The contention that the statutory duty of the city to keep its streets in repair was, under a familiar general rule, imported into the paving contract, and that the city’s failure to require the track foundations to be kept in repair excused performance of the contract for that reason, does not advance the argument. Regarding matters like track foundations, whose presence and condition were known to the parties originally, as before pointed out, and whose disrepair was occasioned by use, we think the paving company’s undertaking operated practically, as between the company and the city, to relieve the city for a period of 10 years from the active discharge of its statutory duty to repair this portion of Howard street. To hold that the company, in respect of a matter of this character, could set up a general statutory duty of the city against the' company’s express obligation to furnish a pavement which should be in good and substantial condition for 10 years, would, we think, be to violate settled principles of contract.

In regard to the city’s renewal of the street car grant, as well as of the introduction of heavier cars upon the tracks, they must, we think, as matter of law, be treated as having been within the contemplation of the paving company when signing the contract. The tracks were in the street and cars were being operated over them, and no provision was made respecting either dimensions or weight. Nothing violative of any statute is claimed in regard either to the renewal of grant or the size and weight of the cars. Those matters’ were plainly sanctioned by the law, and they involved only such street uses as every one dealing with streets must anticipate. Rev. St. Ohio 1897, §§ 3438, 3443-11.
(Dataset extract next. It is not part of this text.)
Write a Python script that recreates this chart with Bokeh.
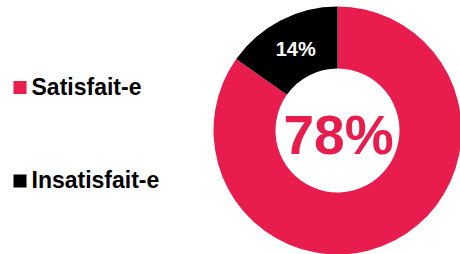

Since the judgment will have to be reversed and a new trial awarded, we do not think it proper to express anything in regard to the city’s assignments of error concerning the measure of damages, further than to say that recovery cannot involve any cost or expense incurred for a better or more enduring pavement than the one the company agreed to furnish during the time covered by its failure in that respect

*39The assignments of error of the paving company will be overruled, and the judgment in favor of the city will be reversed and a new trial awarded; the paving company to pay the costs in each proceeding in error.